Dino derruba ‘jaboti’ do orçamento e gera crise
Por Raimundo Borges

O Imparcial – O cobiçado emprego de ministro do Supremo Tribunal Federal (STF), olhado de fora, parece moleza, com tanto poder, mordomias e privilégios. Mas nem tudo é o que parece ser. Domingo passado, 21/11, enquanto a população do Brasil se aglomerava nos shoppings e no comércio popular portando as listas de presentes e lembrancinhas de Natal, do gabinete do ministro Flávio Dino, do STF, saía a decisão de suspender uma manobra nada sutil do Congresso Nacional, com um “jabuti” de R$ 1,9 bilhão pendurado no orçamento de 2026. Os parlamentares incluíram na lei um remendo que obriga o governo a pagar emendas do antigo “Orçamento Secreto” entre 2019 e 2023.
Na pressa de aprovarem o orçamento federal antes do recesso, os deputados e senadores incluíram um artigo que corta vários benefícios sociais e autorizaram a revalidação de restos a pagar não processados desde 2019, inclusive valores já cancelados, permitindo sua liquidação até o final de 2026. Um autêntico “jabuti” — arranjo colocado em projetos de lei de forma sorrateira, para ver se passa. Esse tipo de manobra foi adaptado à famosa frase do cacique Vitorino Freire: “Quando se vê jaboti trepado, foi enchente ou mão de gente”. No caso do Congresso, onde é impossível haver enchente, o “jabuti” é manobra dos parlamentares na ganância de compartilhar o dinheiro do orçamento.
Para Dino, a manobra autoriza o pagamento de “montantes expressivos” remanescentes das emendas de relator (RP-9), nome técnico do popularmente conhecido Orçamento Secreto, considerado inconstitucional pela Corte por falta de transparência, rastreabilidade e critérios objetivos. Portanto, a medida liminar foi decidida em uma ação apresentada por deputados federais do PSOL e do partido Rede Sustentabilidade, na tentativa de impedir que o presidente Lula sancionasse o orçamento, “contaminado” com o “jaboti” de R$ 1,9 bilhão, fora os R$ 61,4 bilhões das emendas novas. Agora, a liminar, no entanto, passará pelo referendo do plenário da Suprema Corte, em meio a reação política ameaçadora.
Embora o projeto da LOA tenha permitido aumentar a arrecadação da União com mais taxação das bets e fintechs, o Congresso procurou um atalho para reforçar ainda mais a absurda sangria de R$ 61,4 bilhões, aprovada no texto orçamentário só em emendas parlamentares no ano eleitoral de 2026. De qualquer forma, a decisão de Dino reaquece, de fato, o embate institucional entre o Parlamento e o Supremo. Afinal, esse tipo de ingerência do Congresso no orçamento federal tem sentido multifacetado. Primariamente, opera como instrumento de pressão política sobre o Executivo, sob o argumento de atender às demandas das bases eleitorais de cada parlamentar.

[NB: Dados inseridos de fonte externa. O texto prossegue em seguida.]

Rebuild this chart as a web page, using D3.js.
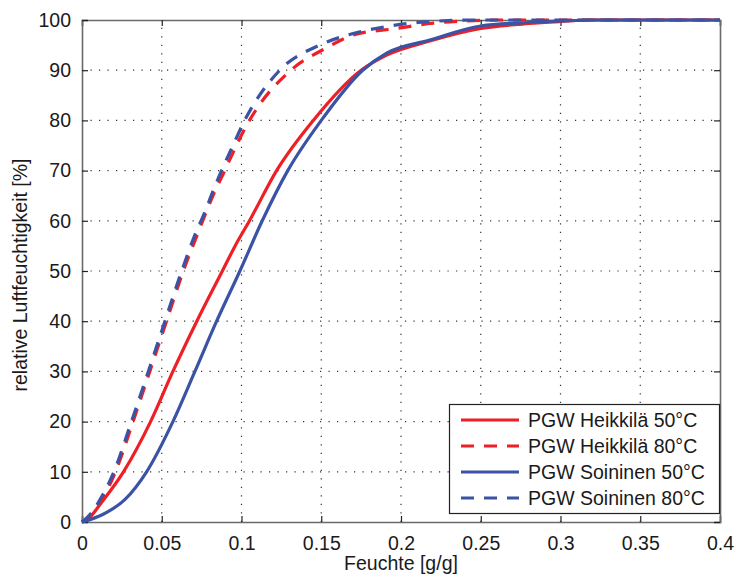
<!DOCTYPE html>
<html>
<head>
<meta charset="utf-8">
<script src="https://cdn.jsdelivr.net/npm/d3@7"></script>
<style>
  body { margin: 0; background: #fff; }
  text { font-family: "Liberation Sans", Arial, Helvetica, sans-serif; fill: #1a1a1a; }
</style>
</head>
<body>
<svg id="chart" width="736" height="577"></svg>
<script>
// values (Feuchte g/g -> relative Luftfeuchtigkeit %)
var heik50X = [0, 0.005, 0.012, 0.026, 0.043, 0.057, 0.072, 0.088, 0.096, 0.105, 0.122, 0.145, 0.175, 0.191, 0.218, 0.25, 0.28, 0.3, 0.32, 0.4];
var heik50Y = [0, 1, 3.8, 10, 20, 30, 40, 50, 55, 60, 70, 80, 90, 93, 95.8, 98.3, 99.3, 99.7, 100, 100];

var heik80X = [0, 0.006, 0.0135, 0.021, 0.032, 0.0425, 0.053, 0.0635, 0.072, 0.0835, 0.0895, 0.096, 0.105, 0.131, 0.153, 0.17, 0.197, 0.218, 0.24, 0.26, 0.4];
var heik80Y = [0, 1.5, 5, 10, 20, 30, 40, 50, 57, 66, 70, 74.5, 80, 90, 94.4, 97, 98.3, 99.3, 99.8, 100, 100];

var soin50X = [0, 0.013, 0.027, 0.0405, 0.057, 0.0708, 0.0844, 0.099, 0.113, 0.129, 0.15, 0.176, 0.191, 0.218, 0.25, 0.28, 0.3, 0.32, 0.4];
var soin50Y = [0, 1.5, 4.5, 10, 20, 30, 40, 50, 60, 70, 80, 90, 93.4, 96, 98.8, 99.5, 99.8, 100, 100];

var soin80X = [0, 0.005, 0.0123, 0.02, 0.031, 0.0416, 0.052, 0.0625, 0.0708, 0.0767, 0.082, 0.0876, 0.0938, 0.102, 0.124, 0.149, 0.17, 0.191, 0.218, 0.25, 0.4];
var soin80Y = [0, 1.5, 5, 10, 20, 30, 40, 50, 57.2, 61.5, 65.8, 70.1, 74.4, 80, 90, 95, 97.3, 98.7, 99.7, 100, 100];

var xTicks = [0, 0.05, 0.1, 0.15, 0.2, 0.25, 0.3, 0.35, 0.4];
var xTickLabels = ["0", "0.05", "0.1", "0.15", "0.2", "0.25", "0.3", "0.35", "0.4"];
var yTicks = [0, 10, 20, 30, 40, 50, 60, 70, 80, 90, 100];

var seriesNames = ["PGW Heikkilä 50°C", "PGW Heikkilä 80°C", "PGW Soininen 50°C", "PGW Soininen 80°C"];

var red = "#ee1f25", blue = "#3b53a5";
var series = [
  {name: seriesNames[0], xs: heik50X, ys: heik50Y, color: red, dash: null},
  {name: seriesNames[1], xs: heik80X, ys: heik80Y, color: red, dash: "13,10"},
  {name: seriesNames[2], xs: soin50X, ys: soin50Y, color: blue, dash: null},
  {name: seriesNames[3], xs: soin80X, ys: soin80Y, color: blue, dash: "13,10"}
];

var svg = d3.select("#chart");
var pL = 82, pR = 720, pT = 20, pB = 522;

var x = d3.scaleLinear().domain([0, 0.4]).range([pL, pR]);
var y = d3.scaleLinear().domain([0, 100]).range([pB, pT]);

// dotted grid
var grid = svg.append("g").attr("stroke", "#333").attr("stroke-width", 1.2).attr("stroke-dasharray", "1.2,7.3");
xTicks.slice(1, -1).forEach(function(t) {
  grid.append("line").attr("x1", x(t)).attr("x2", x(t)).attr("y1", pB).attr("y2", pT);
});
yTicks.slice(1, -1).forEach(function(t) {
  grid.append("line").attr("x1", pL).attr("x2", pR).attr("y1", y(t)).attr("y2", y(t));
});

// axes box with inward ticks
var xAxisB = d3.axisBottom(x).tickValues(xTicks).tickSize(-6).tickFormat(function(d, i) { return xTickLabels[i]; }).tickPadding(14);
var xAxisT = d3.axisTop(x).tickValues(xTicks).tickSize(-6).tickFormat("");
var yAxisL = d3.axisLeft(y).tickValues(yTicks).tickSize(-6).tickPadding(11);
var yAxisR = d3.axisRight(y).tickValues(yTicks).tickSize(-6).tickFormat("");

function styleAxis(g) {
  g.select(".domain").attr("stroke", "#6a6a6a").attr("stroke-width", 1.6);
  g.selectAll(".tick line").attr("stroke", "#222").attr("stroke-width", 1.2);
  g.selectAll(".tick text").style("font-size", "19.5px").attr("fill", "#1a1a1a");
}
svg.append("g").attr("transform", "translate(0," + pB + ")").call(xAxisB).call(styleAxis);
svg.append("g").attr("transform", "translate(0," + pT + ")").call(xAxisT).call(styleAxis);
svg.append("g").attr("transform", "translate(" + pL + ",0)").call(yAxisL).call(styleAxis);
svg.append("g").attr("transform", "translate(" + pR + ",0)").call(yAxisR).call(styleAxis);

// curves
var line = d3.line()
  .x(function(d) { return x(d[0]); })
  .y(function(d) { return y(d[1]); })
  .curve(d3.curveMonotoneX);

series.forEach(function(s) {
  var pts = s.xs.map(function(v, i) { return [v, s.ys[i]]; });
  svg.append("path")
    .datum(pts)
    .attr("d", line)
    .attr("fill", "none")
    .attr("stroke", s.color)
    .attr("stroke-width", 3.2)
    .attr("stroke-dasharray", s.dash);
});

// axis labels
svg.append("text")
  .attr("x", (pL + pR) / 2).attr("y", 570)
  .attr("text-anchor", "middle").style("font-size", "19.5px")
  .text("Feuchte [g/g]");
svg.append("text")
  .attr("transform", "translate(27," + ((pT + pB) / 2 + 4) + ") rotate(-90)")
  .attr("text-anchor", "middle").style("font-size", "19.5px")
  .text("relative Luftfeuchtigkeit [%]");

// legend
var lg = svg.append("g");
lg.append("rect")
  .attr("x", 449.5).attr("y", 404.5).attr("width", 270).attr("height", 109)
  .attr("fill", "#fff").attr("stroke", "#222").attr("stroke-width", 1.2);
series.forEach(function(s, i) {
  var cy = 420 + i * 26;
  lg.append("line")
    .attr("x1", 461).attr("x2", 519).attr("y1", cy).attr("y2", cy)
    .attr("stroke", s.color).attr("stroke-width", 3.2)
    .attr("stroke-dasharray", s.dash);
  lg.append("text")
    .attr("x", 528).attr("y", cy + 7)
    .style("font-size", "19.5px")
    .text(s.name);
});
</script>
</body>
</html>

Como o Centrão e a direita bolsonarista formam maioria na Câmara e no Senado, o presidente Lula se encontra acuado, enfrentando derrotas parlamentares num Congresso cada vez mais influente, a ponto de reduzir a capacidade do Executivo de investir em infraestrutura e setores essenciais à população. Os R$ 61,4 bilhões em emendas vão sair de cortes em programas sociais como Pé-de-Meia e Auxílio Vale Gás. Porém, há a previsão de R$ 34,5 bilhões em superávit no próximo ano e o estabelecimento do mínimo de R$ 83 bilhões para investimentos públicos, na previsão geral de despesas e receitas no valor de R$ 6,5 trilhões.
No entanto, a decisão de Dino faz aumentar a tensão entre o STF e o Congresso. Para se ter uma ideia, desde 2020 o Senado já acumula nada menos que 99 pedidos de impeachment contra ministros do STF. Tais ações aumentaram desde decisões da Corte sobre o combate à Covid-19 (governo Bolsonaro) até a condução do chamado inquérito das fake news. Depois de 2022, Alexandre de Moraes, como relator do inquérito antigolpe, e Flávio Dino, do antiemendas Pix, são os principais alvos dos pedidos de impeachment. Um projeto que redefine tal ação tem como relator o senador pedetista Weverton Rocha (PDT), que o engavetou para 2026, mas recebeu uma operação de busca da PF em suas casas, autorizada pelo ministro André Mendonça.